Todd Spangler of Multichannel News wrote a thoughtful piece summarizing TiVo’s challenge in reaching a critical mass:
It’s easier to get a DVR from your cable company. And most people prefer to rent, not own, a set-top. Indeed, most DVRs in use today are already supplied by cable companies, according to a Carmel Group study. TiVo’s survival depends on cable. Cable has limited incentives to see it succeed. Does TiVo have a way out?

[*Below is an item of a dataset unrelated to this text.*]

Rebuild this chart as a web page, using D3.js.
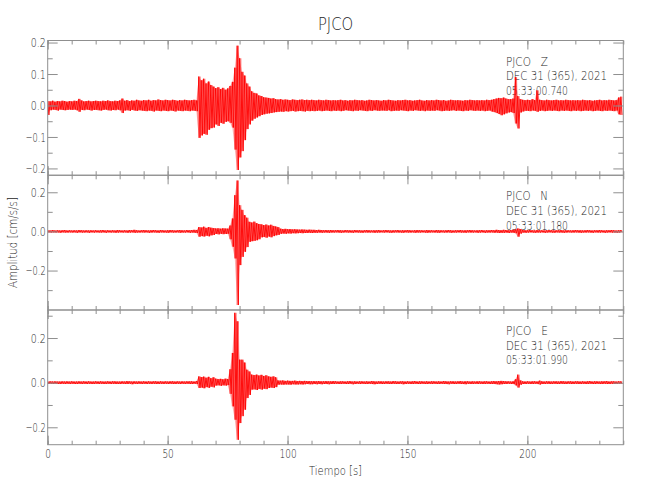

For quite awhile I really felt like the Comcast deal would “save” TiVo by exposing them to millions of households and filling their coffers with software licensing royalties. But that was before the NY Times started writing about CableCARDs, before the new lower cost HD model was released (spotted for $258 at Circuit City), and before peace was made with DirecTV. With the change in DirecTV leadership, it looks like TiVo will even be providing software updates once again:
Launching in early 2008, the new software download will provide these customers with DVR enhancements offered with the TiVo service, including a Recently Deleted Folder and Overlap Protection(TM), as well as DIRECTV’s Remote Booking feature. In addition, DIRECTV and TiVo will continue to explore ways to bring future enhancements to DIRECTV customers with TiVo receivers.
Who knows where this renewed chumminess might lead? Todd is right in that TiVo needs partners (they’re fighting an unfair battle with companies entrenched in homes), but cable isn’t the only game in town… (and there’s more to the world than just the US).